21st July 2010 Print

As GSK announces an increase in turnover, but a decrease in profits for Q2, Graham Spooner, The Share Centre's investment adviser, explains why GSK is still a core holding.

"Despite the news of a fall in profits in Q2 for GSK, it was encouraging to see a rise in turnover in the same period.  Sales in the three months to 30 June 2010 were up to £7.025bn from £6.747bn over the same period last year, whilst pre-tax profits totaled £494m, compared with £2.25bn the previous year.

"This was due to the continued strong sales of new products, the flu vaccine and further expansion in to emerging markets which was then offset by generic competition and a legal charge (to meet litigation costs).

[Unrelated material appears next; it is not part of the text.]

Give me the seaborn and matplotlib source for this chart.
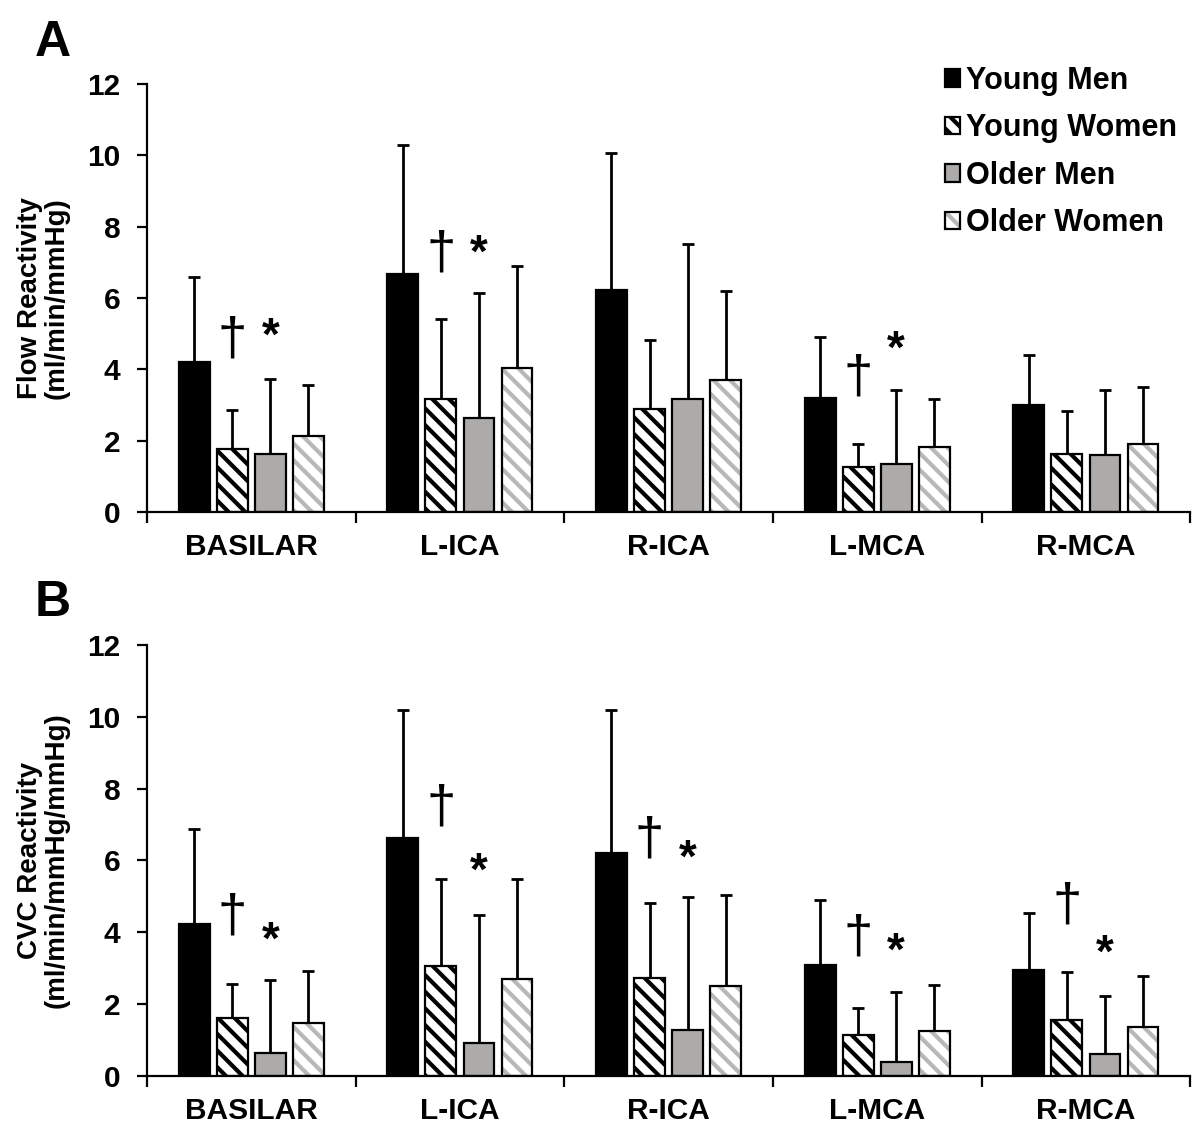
import numpy as np
import pandas as pd
import matplotlib
matplotlib.use("Agg")
import matplotlib.pyplot as plt
import seaborn as sns
from matplotlib.patches import Patch, Rectangle
from matplotlib.ticker import FixedLocator

regions = ["BASILAR", "L-ICA", "R-ICA", "L-MCA", "R-MCA"]
groups = ["Young Men", "Young Women", "Older Men", "Older Women"]

# Panel A - flow reactivity, mean and SD per group
flow_ym = [4.20, 6.68, 6.23, 3.20, 3.00]
flow_yw = [1.78, 3.17, 2.89, 1.25, 1.62]
flow_om = [1.62, 2.64, 3.17, 1.35, 1.59]
flow_ow = [2.12, 4.04, 3.69, 1.83, 1.92]
flow_ym_sd = [2.40, 3.62, 3.84, 1.72, 1.39]
flow_yw_sd = [1.08, 2.24, 1.93, 0.66, 1.22]
flow_om_sd = [2.11, 3.50, 4.33, 2.06, 1.82]
flow_ow_sd = [1.45, 2.86, 2.50, 1.33, 1.58]

# Panel B - CVC reactivity
cvc_ym = [4.23, 6.63, 6.21, 3.10, 2.95]
cvc_yw = [1.62, 3.06, 2.72, 1.14, 1.55]
cvc_om = [0.64, 0.92, 1.28, 0.39, 0.61]
cvc_ow = [1.48, 2.70, 2.51, 1.25, 1.37]
cvc_ym_sd = [2.65, 3.57, 3.97, 1.79, 1.58]
cvc_yw_sd = [0.94, 2.42, 2.09, 0.75, 1.34]
cvc_om_sd = [2.03, 3.56, 3.70, 1.96, 1.63]
cvc_ow_sd = [1.44, 2.78, 2.52, 1.28, 1.40]

# significance markers: (region, y level)
dagger_a = [("BASILAR", 4.85), ("L-ICA", 7.26), ("L-MCA", 3.78)]
star_a = [("BASILAR", 5.15), ("L-ICA", 7.49), ("L-MCA", 4.80)]
dagger_b = [("BASILAR", 4.46), ("L-ICA", 7.49), ("R-ICA", 6.60), ("L-MCA", 3.87), ("R-MCA", 4.76)]
star_b = [("BASILAR", 4.00), ("L-ICA", 5.93), ("R-ICA", 6.30), ("L-MCA", 3.70), ("R-MCA", 3.65)]

GREY = "#ADAAAA"
HATCH_GREY = "#B8B8B8"
faces = ["black", "white", GREY, "white"]

sns.set_theme(style="white")
plt.rcParams["font.family"] = ["Liberation Sans", "DejaVu Sans"]
plt.rcParams["hatch.linewidth"] = 3.0
plt.rcParams["axes.linewidth"] = 1.6
for key in ["text.color", "axes.labelcolor", "xtick.color", "ytick.color", "axes.edgecolor"]:
    plt.rcParams[key] = "black"

TICK_FS = 21.5


def draw_panel(ax, means, sds, ylabel, daggers, stars):
    df = pd.DataFrame({
        "region": np.tile(regions, len(groups)),
        "group": np.repeat(groups, len(regions)),
        "value": np.concatenate(means),
    })
    sns.barplot(data=df, x="region", y="value", hue="group", order=regions,
                hue_order=groups, palette=faces, saturation=1, width=0.73, gap=0.19,
                errorbar=None, edgecolor="black", linewidth=1.6, legend=False, ax=ax)
    bar_conts = list(ax.containers)

    for i, cont in enumerate(bar_conts):
        for bar in cont.patches:
            bar.set_zorder(2)
            if i == 1:
                bar.set_hatch("\\\\")
            if i == 3:
                # grey hatch, black outline drawn on top
                bar.set_hatch("\\\\")
                bar.set_edgecolor(HATCH_GREY)
                bar.set_linewidth(0)
                ax.add_patch(Rectangle(bar.get_xy(), bar.get_width(), bar.get_height(),
                                       fill=False, edgecolor="black", linewidth=1.6, zorder=3))
        xs = [b.get_x() + b.get_width() / 2 for b in cont.patches]
        hs = [b.get_height() for b in cont.patches]
        ax.errorbar(xs, hs, yerr=[np.zeros(len(xs)), sds[i]], fmt="none", ecolor="black",
                    elinewidth=2, capsize=4, capthick=2, zorder=1)

    def bar_x(group_idx, region):
        b = bar_conts[group_idx].patches[regions.index(region)]
        return b.get_x() + b.get_width() / 2

    for region, y in daggers:
        ax.annotate("\u2020", (bar_x(1, region), y), xytext=(0, -1), textcoords="offset points",
                    ha="center", va="center", fontsize=38, fontweight="normal")
    for region, y in stars:
        ax.annotate("*", (bar_x(2, region), y), xytext=(0, -7), textcoords="offset points",
                    ha="center", va="center", fontsize=33, fontweight="bold")

    ax.set_xlim(-0.5, len(regions) - 0.5)
    ax.set_ylim(0, 12)
    ax.set_yticks(range(0, 13, 2))
    ax.set_xlabel("")
    ax.set_ylabel(ylabel, fontsize=20, fontweight="bold", linespacing=1.05)
    ax.yaxis.set_label_coords(-0.074, 0.5)
    sns.despine(ax=ax)
    ax.tick_params(axis="y", direction="out", length=7, width=1.6, left=True,
                   labelsize=TICK_FS, pad=12)
    ax.tick_params(axis="x", which="major", length=0, labelsize=TICK_FS, pad=15)
    ax.xaxis.set_minor_locator(FixedLocator(np.arange(-0.5, len(regions), 1.0)))
    ax.tick_params(axis="x", which="minor", direction="out", length=8, width=1.6, bottom=True)
    for lab in ax.get_xticklabels() + ax.get_yticklabels():
        lab.set_fontweight("bold")


fig = plt.figure(figsize=(11.95, 11.27), dpi=100)
ax_a = fig.add_axes([0.123, 0.5457, 0.873, 0.3798])
ax_b = fig.add_axes([0.123, 0.0453, 0.873, 0.3824])

draw_panel(ax_a, [flow_ym, flow_yw, flow_om, flow_ow],
           [flow_ym_sd, flow_yw_sd, flow_om_sd, flow_ow_sd],
           "Flow Reactivity\n(ml/min/mmHg)", dagger_a, star_a)
draw_panel(ax_b, [cvc_ym, cvc_yw, cvc_om, cvc_ow],
           [cvc_ym_sd, cvc_yw_sd, cvc_om_sd, cvc_ow_sd],
           "CVC Reactivity\n(ml/min/mmHg/mmHg)", dagger_b, star_b)

fig.text(0.029, 0.962, "A", fontsize=36, fontweight="bold", va="center")
fig.text(0.029, 0.465, "B", fontsize=36, fontweight="bold", va="center")

# legend with square swatches
h_ym = Patch(facecolor="black", edgecolor="black", linewidth=1.6)
h_yw = Patch(facecolor="white", edgecolor="black", hatch="\\\\", linewidth=1.6)
h_om = Patch(facecolor=GREY, edgecolor="black", linewidth=1.6)
h_ow = (Patch(facecolor="white", edgecolor=HATCH_GREY, hatch="\\\\", linewidth=0),
        Patch(facecolor="none", edgecolor="black", linewidth=1.6))
leg = ax_a.legend([h_ym, h_yw, h_om, h_ow], groups, loc="upper left",
                  bbox_to_anchor=(0.778, 0.955), bbox_transform=fig.transFigure,
                  frameon=False, handlelength=0.5, handleheight=0.5,
                  handletextpad=0.2, labelspacing=0.57, borderpad=0,
                  prop={"size": 22, "weight": "bold"})

fig.savefig("out.png", dpi=100, facecolor="white")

"GSK took a charge of £1.57bn in this quarter to cover costs of settling legal disputes involving the anti-depressant Paxil, its diabetes drug Avandia and US government investigation of a factory in Puerto Rica.

"It is also important to note that since Andrew Witty, CEO, took office in April 2008, the company has been through a period of restructuring and cost cutting. 

"The group has a number of potential new drugs and vaccines in development and with such a robust pipeline, plus the focus on emerging markets, we believe GSK is still an attractive company within its sector.

"We feel that GSK should be a core holding in a portfolio; the growth is stable and there is also an impressive dividend to be had - it has been increased from 14p to 15p today.  GSK also has a good cash flow and has reduced its debt."